RIP Messenger: What The Spacecraft Taught Us About Mercury

RIP Messenger: What The Spacecraft Taught Us About Mercury

Messenger’s fate was sealed from the beginning: When it ran out of fuel, the space probe would crash into Mercury, the planet it was sent to observe. What we didn’t expect is Messenger to last four years instead of one. After an unexpectedly long and fruitful mission, Messenger met its inevitable end today.

It’s a sad day for those of us who gets irrationally attached to inanimate spacecraft, but it’s also good day to reflect on what this little probe has meant for space exploration. Messenger — short for MErcury Surface, Space ENvironment, GEochemistry and Ranging — was the first probe to ever orbit the closest planet to the sun. It was a difficult journey, but it brought back some pretty important discoveries.

So let’s take a moment to remember Messenger, shall we?

Messenger’s long spiralling route

Messenger launched from Earth in 2004, but it spent its first seven years just getting to Mercury. The route, which added up to 7.9 billion kilometres, was a purposely circuitous one. Why not a straight shot? To slow down enough to slide into Mercury’s orbit and counteract the sun’s strong gravitational pull would have taken an enormous amount of fuel. Instead, NASA engineers came up with a spiraling path that used the Earth, Venus, and Mercury’s gravity to get Messenger into position. In more detail, it went past Earth once, Venus twice, and Mercury four times before sliding into orbit. Here’s what it looked like:

RIP Messenger: What The Spacecraft Taught Us About Mercury

It’s hard being so close to the sun

To create a probe that could survive the sun, which shines 11 times brighter on Mercury than on Earth, engineers had to come up with novel solutions. For example, Messenger had a parasol made of ceramic cloth. Temperatures could reach 700 F on one side of the cloth, and it would be only room temperature on the other. But it also meant Messenger couldn’t fly too close to Mercury, or heat radiating up from the planet would damage the probe’s underbelly.

There’s ice!

RIP Messenger: What The Spacecraft Taught Us About Mercury

Ice on Mercury had been long suspected but never confirmed until Messenger came along. The probe took photos of the dark craters at the poles, which are so deep that parts of their interiors never see the light of day. It’s cold enough for solid ice. The discovery also confirmed that water is not as rare in the solar system as we once believed.

An odd magnetic field

Like Earth and unlike many other planets, Mercury has a magnetic field, but it’s seriously askew. It is a lot stronger in the north than in the south. For now, we still don’t know why.

Mercury shrank

Mercury is unusual in that its iron core makes up a full 60 per cent of its mass. As its core has cooled and shrunk, the whole planet has shriveled with it. Messenger found wrinkles — huge cliffs, really — that dominate the surface of the planet, evidence of the planet’s changing size.

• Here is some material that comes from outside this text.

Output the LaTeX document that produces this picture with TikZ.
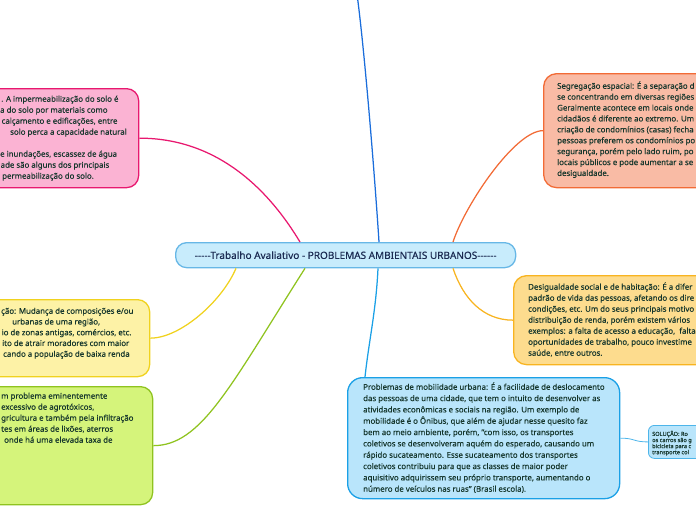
\documentclass[tikz,border=0pt]{standalone}
\usepackage{fontspec}
\setmainfont{Noto Sans}[FakeBold=0.3]
\newcommand\mmln[2]{\hbox{\strut\kern#1pt\relax #2}}
\newcommand\mmblock[3]{\vtop{\fontsize{#1}{#2}\selectfont\baselineskip=#2pt\relax #3}}
\definecolor{txtc}{HTML}{15362C}
\definecolor{ctrtxt}{HTML}{1B2B52}
\definecolor{pinkF}{HTML}{FBB3D3}\definecolor{pinkB}{HTML}{E8186F}
\definecolor{oraF}{HTML}{F9BBA5}\definecolor{oraB}{HTML}{F26B36}
\definecolor{golF}{HTML}{FDDC8E}\definecolor{golB}{HTML}{F8B420}
\definecolor{yelF}{HTML}{FDF2A6}\definecolor{yelB}{HTML}{F0D21E}
\definecolor{greF}{HTML}{D5F47B}\definecolor{greB}{HTML}{8FC31F}
\definecolor{bluF}{HTML}{B9E5FB}\definecolor{bluB}{HTML}{1AA0E6}
\definecolor{ctrF}{HTML}{C8ECFC}\definecolor{ctrB}{HTML}{67B7E6}
\definecolor{topB}{HTML}{1A6DDB}
\definecolor{solB}{HTML}{4DB5EA}
\begin{document}
\begin{tikzpicture}[x=1pt,y=-1pt,
  box/.style={rectangle, line width=1.3pt, anchor=north west, inner sep=0pt},
  txt/.style={inner sep=0pt, anchor=north west, text=txtc},
  conn/.style={line width=1.25pt}]
\useasboundingbox (0,0) rectangle (696,520);
\clip (0,0) rectangle (696,520);
% boxes
\node[box, draw=pinkB, fill=pinkF, rounded corners=12pt, minimum width=178pt, minimum height=99pt] (pink) at (-40,88) {};
\node[box, draw=oraB, fill=oraF, rounded corners=13pt, minimum width=200pt, minimum height=114pt] (ora) at (543,73) {};
\node[box, draw=golB, fill=golF, rounded corners=13pt, minimum width=230pt, minimum height=89pt] (gol) at (513,275) {};
\node[box, draw=yelB, fill=yelF, rounded corners=12pt, minimum width=189pt, minimum height=77pt] (yel) at (-40,299) {};
\node[box, draw=greB, fill=greF, rounded corners=12pt, minimum width=192pt, minimum height=118pt] (gre) at (-40,386) {};
\node[box, draw=bluB, fill=bluF, rounded corners=15pt, minimum width=272pt, minimum height=121pt] (blu) at (347,377) {};
\node[box, draw=solB, fill=bluF, line width=0.8pt, rounded corners=6pt, minimum width=80pt, minimum height=33pt] (sol) at (648,425) {};
\node[box, draw=ctrB, fill=ctrF, rounded corners=11pt, minimum width=340pt, minimum height=25pt] (ctr) at (175,242) {};
% connector points on central node
\coordinate (cPink) at ([xshift=125pt]ctr.north west);
\coordinate (cTop) at ([xshift=204pt]ctr.north west);
\coordinate (cOra) at ([xshift=278pt]ctr.north west);
\coordinate (cYel) at ([xshift=61pt]ctr.south west);
\coordinate (cGre) at ([xshift=130pt]ctr.south west);
\coordinate (cBlu) at ([xshift=203pt]ctr.south west);
\coordinate (cGol) at ([xshift=278pt]ctr.south west);
\coordinate (topEnd) at (357,-6);
\coordinate (bluTop) at ([xshift=18pt]blu.north west);
% connectors
\draw[conn, draw=pinkB] (pink.east) .. controls +(80,0) and +(-30,-50) .. (cPink);
\draw[conn, draw=topB] (cTop) .. controls +(-4,-62) and +(8,60) .. (topEnd);
\draw[conn, draw=oraB] (ora.west) .. controls +(-28,0) and +(12,-37) .. (cOra);
\draw[conn, draw=golB] (gol.west) .. controls +(-30,0) and +(10,30) .. (cGol);
\draw[conn, draw=yelB] (yel.east) .. controls +(30,0) and +(-14,33) .. (cYel);
\draw[conn, draw=greB] (gre.east) .. controls +(48,0) and +(-75,118) .. (cGre);
\draw[conn, draw=bluB] (cBlu) .. controls +(-2,43) and +(4,-37) .. (bluTop);
\draw[line width=0.8pt, draw=solB] (blu.east) .. controls +(15,0) and +(-15,0) .. (sol.west);
% texts
\node[text=ctrtxt, inner sep=0pt, font=\fontsize{10}{12}\selectfont] (tCtr) at (ctr.center) {-{}-{}-{}-{}-Trabalho Avaliativo - PROBLEMAS AMBIENTAIS URBANOS-{}-{}-{}-{}-{}-};
\node[txt] (tPink) at (0,93.8) {\mmblock{7.85}{11}{%
\mmln{1}{. A impermeabilização do solo é}
\mmln{0}{a do solo por materiais como}
\mmln{1.5}{calçamento e edificações, entre}
\mmln{10}{solo perca a capacidade natural}
\mmln{0}{}
\mmln{0}{e inundações, escassez de água}
\mmln{0.5}{ade são alguns dos principais}
\mmln{2}{permeabilização do solo.}}};
\node[txt] (tOra) at (557,80.9) {\mmblock{7.85}{10.9}{%
\mmln{0}{Segregação espacial: É a separação d}
\mmln{0}{se concentrando em diversas regiões}
\mmln{0}{Geralmente acontece em locais onde}
\mmln{0}{cidadãos é diferente ao extremo. Um}
\mmln{0}{criação de condomínios (casas) fecha}
\mmln{0}{pessoas preferem os condomínios po}
\mmln{0}{segurança, porém pelo lado ruim, po}
\mmln{0}{locais públicos e pode aumentar a se}
\mmln{0}{desigualdade.}}};
\node[txt] (tGol) at (528,281.8) {\mmblock{7.85}{11}{%
\mmln{0}{Desigualdade social e de habitação: É a difer}
\mmln{0}{padrão de vida das pessoas, afetando os dire}
\mmln{0}{condições, etc. Um do seus principais motivo}
\mmln{0}{distribuição de renda, porém existem vários}
\mmln{0}{exemplos: a falta de acesso a educação,\ \ falta}
\mmln{0}{oportunidades de trabalho, pouco investime}
\mmln{0}{saúde, entre outros.}}};
\node[txt] (tYel) at (0,306) {\mmblock{7.85}{10.75}{%
\mmln{1}{ção: Mudança de composições e/ou}
\mmln{12}{urbanas de uma região,}
\mmln{1.5}{io de zonas antigas, comércios, etc.}
\mmln{2}{ito de atrair moradores com maior}
\mmln{3}{cando a população de baixa renda}}};
\node[txt] (tGre) at (0,390.8) {\mmblock{7.85}{11}{%
\mmln{1}{m problema eminentemente}
\mmln{1}{excessivo de agrotóxicos,}
\mmln{1}{gricultura e também pela infiltração}
\mmln{1}{tes em áreas de lixões, aterros}
\mmln{4}{onde há uma elevada taxa de}}};
\node[txt] (tBlu) at (363,381.6) {\mmblock{7.85}{11.33}{%
\mmln{0}{Problemas de mobilidade urbana: É a facilidade de deslocamento}
\mmln{0}{das pessoas de uma cidade, que tem o intuito de desenvolver as}
\mmln{0}{atividades econômicas e sociais na região. Um exemplo de}
\mmln{0}{mobilidade é o Ônibus, que além de ajudar nesse quesito faz}
\mmln{0}{bem ao meio ambiente, porém, "com isso, os transportes}
\mmln{0}{coletivos se desenvolveram aquém do esperado, causando um}
\mmln{0}{rápido sucateamento. Esse sucateamento dos transportes}
\mmln{0}{coletivos contribuiu para que as classes de maior poder}
\mmln{0}{aquisitivo adquirissem seu próprio transporte, aumentando o}
\mmln{0}{número de veículos nas ruas" (Brasil escola).}}};
\node[txt] (tSol) at (652,430.6) {\mmblock{5.6}{6.1}{%
\mmln{0}{SOLUÇÃO: Ro}
\mmln{0}{os carros são g}
\mmln{0}{bicicleta para c}
\mmln{0}{transporte col}}};
\end{tikzpicture}
\end{document}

RIP Messenger: What The Spacecraft Taught Us About Mercury

More generally, Messenger gave us the most complete view of Mercury’s surface. We now have its whole globe mapped, but we also have close-ups of the surface that show lava flows and craters in detail. In its final days and hours, as it flew closer to the planet than ever, Messenger was sending back remarkable new images. In total, the probe has sent back 255,000 images to Earth over its lifetime.

Now that Messenger has crashed, it has left yet another crater, relatively small, on the pockmarked surface of Mercury — the only sign that we were ever there.